Before he was elected as the new President of the United States of America Donald Trump provided the name of Cypriot George Papadopoulos for his foreign policy team to the Washington Post.
George Papadopoulos, a Cypriot and a 2009 graduate of DePaul University, directs an international energy center at the London Center of International Law Practice.
He previously advised the presidential campaign of Ben Carson and worked as a research fellow at the Hudson Institute, a conservative think tank in Washington. According to his LinkedIn profile, he has had meetings with the president of Cyprus and the prime minister of the United Arab Emirates. He obtained a masters’s degree from the University of London in 2010.On his LinkedIn page, Papadopolous lists among his awards and honors that he was U.S. Representative at the 2012 Geneva International Model United Nations.
Almost all his work appears to have revolved around the role of Greece, Cyprus and an Israeli natural gas discovery in the eastern Mediterranean. Indeed Papadopoulos has not left much of a paper trail. He has written an oped piece in the Israeli newspaper Haaretz and three articles for Arutz Sheva, an Israeli news site. His points in all of them boil down to this: Israel should use the natural gas it has found in the giant Leviathan field offshore in the eastern Mediterranean to build bridges to Greece and Cyprus – and avoid dealing with Turkey at all costs. Any extra gas could be sent to Egypt, which Papadopoulos said already has liquefied natural gas plants for importing gas.
He also urged Israel to settle antitrust issues regarding its oil and gas industry – by “providing the regulatory certainty” — so that relatively large companies can exploit the natural gas soon.
Papadopoulos, who bears the same name as the Greek colonel who led a 1967 coup, has also written the United States should station a fleet of warships in Crete and that Cyprus should join NATO.
Shipping the natural gas to Turkey by pipeline and from there to the rest of Europe might be relatively inexpensive, Papadopoulos has written, but he said, Israel should look elsewhere. The Turkish option, he wrote in March 2014, is “bereft of the political realities in the region and does not take into account the potentially devastating impact this option can have on Israel’s strategic relations with EU member Cyprus, and by extension, all of Europe.” He writes: “Regional economic cooperation between Israel and Cyprus should be the guiding principle that anchors Israel economically to Europe.”In October 2015, he wrote in Haaretz that “Israel’s energy exports can serve as the basis for enhancing strategic relations between Israel and Egypt. They could also serve as the foundation for political and security cooperation with Greece and Cyprus.”Elizabeth Rosenberg, an energy expert at the Center for a New American Security, said judging from the limited writing Papadopoulos has done that “his approach won’t square well with an American audience: he lacks a strong contemporary background on domestic energy issues.” She added that “he has argued for Israeli gas moving to Europe. If that eventually comes to pass it will compete with U.S. gas to Europe. The United States and Israel are allies, but whose team is he on?”

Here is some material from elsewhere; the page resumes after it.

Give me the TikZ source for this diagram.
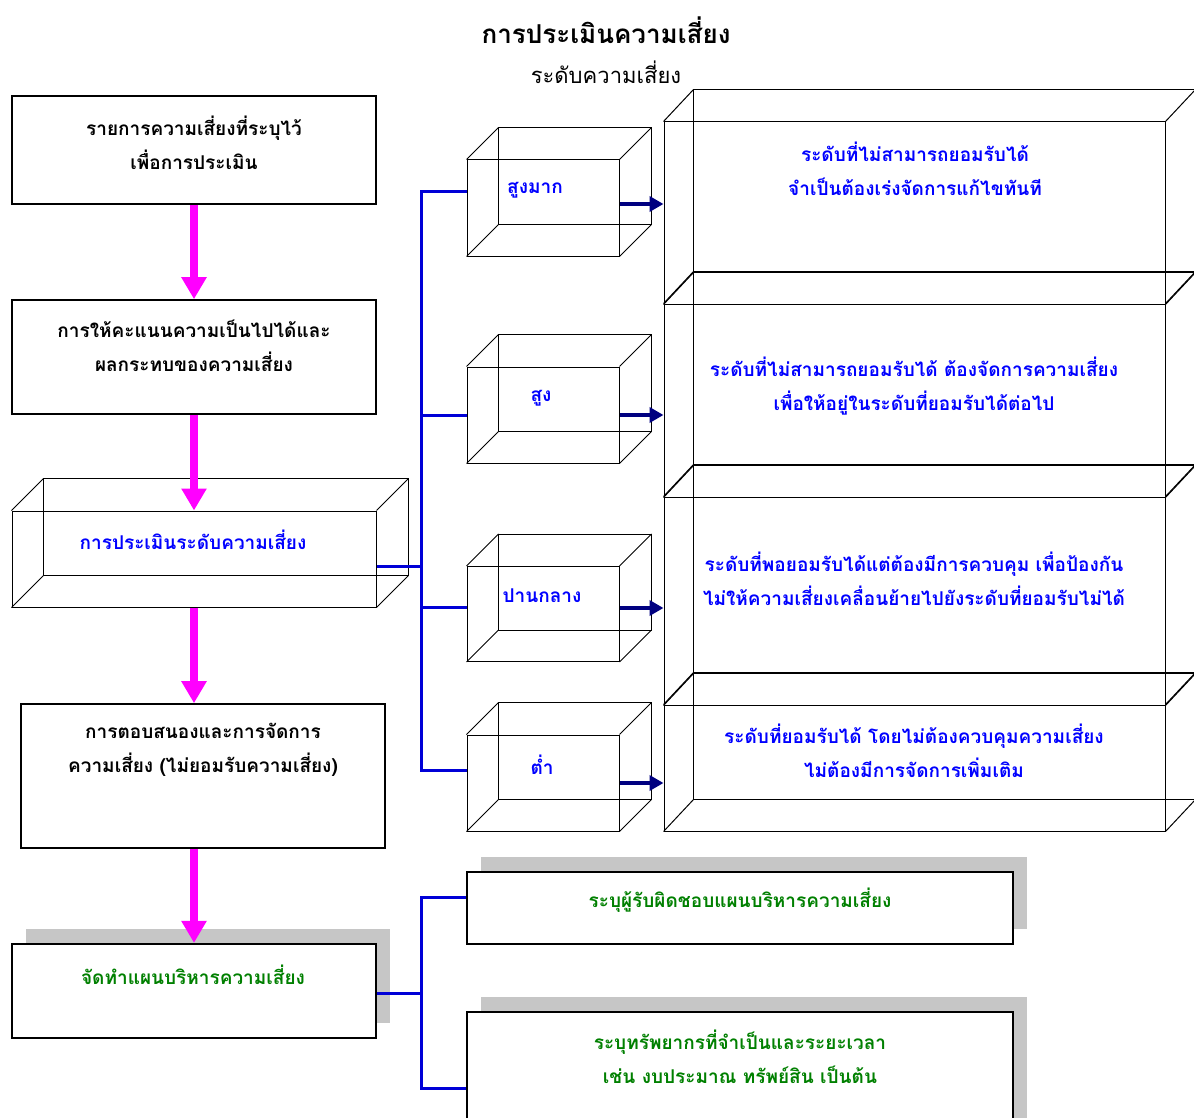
\documentclass[tikz,border=0pt]{standalone}
\usepackage{fontspec}
\setmainfont[Script=Thai]{Loma}
\usepackage{xcolor}
\usetikzlibrary{arrows.meta,shadows}
\definecolor{pinkarrow}{RGB}{255,0,255}
\definecolor{navyarrow}{RGB}{0,0,128}
\definecolor{busblue}{RGB}{0,0,215}
\definecolor{txtblue}{RGB}{0,0,255}
\definecolor{txtgreen}{RGB}{0,128,0}

% back face and the four depth edges of a wire box
\newcommand{\backface}[2]{%
  \draw[edge] ([shift={#2}]#1.south west) rectangle ([shift={#2}]#1.north east);
  \foreach \c in {north west,north east,south west,south east}
    \draw[edge] (#1.\c) -- ([shift={#2}]#1.\c);
}

\begin{document}
\begin{tikzpicture}[x=1pt,y=-1pt,
  box/.style={draw,line width=1.6pt,inner sep=0pt},
  cube/.style={draw,line width=1pt,inner sep=0pt},
  edge/.style={line width=1pt},
  plan/.style={draw,fill=white,line width=2.2pt,inner sep=0pt,
    general shadow={fill=gray!45,shadow xshift=14pt,shadow yshift=15pt}},
  txt/.style={align=center,font=\fontsize{19}{34}\selectfont\bfseries},
  pink/.style={line width=8pt,pinkarrow,-{Triangle[width=24pt,length=22pt]}},
  navy/.style={line width=4.5pt,navyarrow,-{Triangle[width=15pt,length=14pt]}},
  bus/.style={line width=3pt,busblue}]
\useasboundingbox (0,0) rectangle (1194,1118);
\clip (0,0) rectangle (1194,1118);

\node(T0) [font=\fontsize{26}{30}\selectfont\bfseries] at (606,30) {การประเมินความเสี่ยง};
\node(T1) [font=\fontsize{22}{26}\selectfont] at (606,72) {ระดับความเสี่ยง};

% left column
\node(R1) [box,minimum width=364,minimum height=108] at (194,150) {};
\node(R2) [box,minimum width=364,minimum height=114] at (194,357) {};
\node(R3) [cube,minimum width=364,minimum height=96] at (194,559) {};
\node(R4) [box,minimum width=364,minimum height=144] at (203,776) {};
\node(R5) [plan,minimum width=364,minimum height=94] at (194,991) {};
\backface{R3}{(32,-32)}

\node(X1) [txt] at (194,143) {รายการความเสี่ยงที่ระบุไว้\\เพื่อการประเมิน};
\node(X2) [txt] at (194,346) {การให้คะแนนความเป็นไปได้และ\\ผลกระทบของความเสี่ยง};
\node(X3) [txt,txtblue] at (193,540) {การประเมินระดับความเสี่ยง};
\node(X4) [txt] at (203,750) {การตอบสนองและการจัดการ\\ความเสี่ยง (ไม่ยอมรับความเสี่ยง)};
\node(X5) [txt,txtgreen] at (193,975) {จัดทำแผนบริหารความเสี่ยง};

% levels
\node(L1) [cube,minimum width=152,minimum height=96] at (543,208) {};
\node(L2) [cube,minimum width=152,minimum height=96] at (543,415) {};
\node(L3) [cube,minimum width=152,minimum height=95] at (543,614) {};
\node(L4) [cube,minimum width=152,minimum height=96] at (543,783) {};
\foreach \n in {L1,L2,L3,L4} {\backface{\n}{(32,-32)}}

\node(Y1) [txt,txtblue] at (535,190) {สูงมาก};
\node(Y2) [txt,txtblue] at (541,398) {สูง};
\node(Y3) [txt,txtblue] at (542,596) {ปานกลาง};
\node(Y4) [txt,txtblue] at (542,765) {ต่ำ};

% descriptions
\node(D1) [cube,minimum width=501,minimum height=182] at (914.5,213) {};
\node(D2) [cube,minimum width=501,minimum height=193] at (914.5,400.5) {};
\node(D3) [cube,minimum width=501,minimum height=208] at (914.5,601) {};
\node(D4) [cube,minimum width=501,minimum height=126] at (914.5,768) {};
\foreach \n in {D1,D2,D3,D4} {\backface{\n}{(30,-32)}}

\node(Z1) [txt,txtblue] at (915,169) {ระดับที่ไม่สามารถยอมรับได้\\จำเป็นต้องเร่งจัดการแก้ไขทันที};
\node(Z2) [txt,txtblue] at (914,386) {ระดับที่ไม่สามารถยอมรับได้ ต้องจัดการความเสี่ยง\\เพื่อให้อยู่ในระดับที่ยอมรับได้ต่อไป};
\node(Z3) [txt,txtblue] at (914,579) {ระดับที่พอยอมรับได้แต่ต้องมีการควบคุม เพื่อป้องกัน\\ไม่ให้ความเสี่ยงเคลื่อนย้ายไปยังระดับที่ยอมรับไม่ได้};
\node(Z4) [txt,txtblue] at (914,751) {ระดับที่ยอมรับได้ โดยไม่ต้องควบคุมความเสี่ยง\\ไม่ต้องมีการจัดการเพิ่มเติม};

% plan boxes
\node(G1) [plan,minimum width=546,minimum height=72] at (740,908) {};
\node(G2) [plan,minimum width=546,minimum height=138] at (740,1081) {};
\node(W1) [txtgreen,txt] at (740,900) {ระบุผู้รับผิดชอบแผนบริหารความเสี่ยง};
\node(W2) [txtgreen,txt] at (740,1057) {ระบุทรัพยากรที่จำเป็นและระยะเวลา\\เช่น งบประมาณ ทรัพย์สิน เป็นต้น};

% flow
\draw[pink] (R1) to (R2);
\draw[pink] (R2) to (R3);
\draw[pink] (R3.south) to (R3.south |- R4.north);
\draw[pink] (R5.north |- R4.south) to (R5.north);

\coordinate(B1) at (421,566);
\coordinate(B2) at (421,993);
\draw[bus] (R3.east |- B1) -- (B1);
\draw[bus] ([yshift=16pt]L1.west) -| ([yshift=13pt]L4.west -| B1) -- ([yshift=13pt]L4.west);
\draw[bus] (B1 |- L2.west) -- (L2.west);
\draw[bus] ([yshift=7pt]L3.west -| B1) -- ([yshift=7pt]L3.west);
\draw[bus] (R5.east |- B2) -- (B2);
\draw[bus] ([yshift=11pt]G1.west) -| ([yshift=-7pt]G2.west -| B2) -- ([yshift=-7pt]G2.west);

\draw[navy] ([yshift=4pt]L1.east) to ([yshift=4pt]L1.east -| D1.west);
\draw[navy] (L2.east) to (L2.east -| D2.west);
\draw[navy] ([yshift=6pt]L3.east) to ([yshift=6pt]L3.east -| D3.west);
\draw[navy] (L4.east) to (L4.east -| D4.west);
\end{tikzpicture}
\end{document}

Papadopoulos also wrote in January 2014 that, “Israel and Greece’s robust military relations have redrawn the political map of the region. The U.S. would be wise to shift its policies, and resources, towards improving relations at all levels with its stalwart allies in the region, Israel, Greece, and Cyprus, to contain the newly emergent Russian fleet, and malignant jihadist forces operating around Israel’s borders.”
Earier, Papadopoulos wrote about terrorism for The Chicago Examiner and as an intern at the Jamestown Foundation. In 2011, he wrote: “As history has explained to its readers, the ancient Greek mythological hero Hercules fought the mythical hydra, which was said to have sprouted additional heads for every head that was cut off by Hercules, and only until the heart of the beast was struck did it fall. The United States and its other NATO allies appear to be in a similar quagmire in Afghanistan. Unfortunately, for the United States and NATO as a whole, the hydra was a myth, while the Afghanistan conflict is real and present and will require a similar Herculean task.”
A biography on Carson’s website says Papadopoulos “designed the first ever project in Washington, D.C. think-tank history on U.S., Greece, Cyprus and Israel relations at a symposium entitled ‘Power Shifts in the Eastern Mediterranean: The Emerging Strategic Relationship of Israel, Greece and Cyprus.’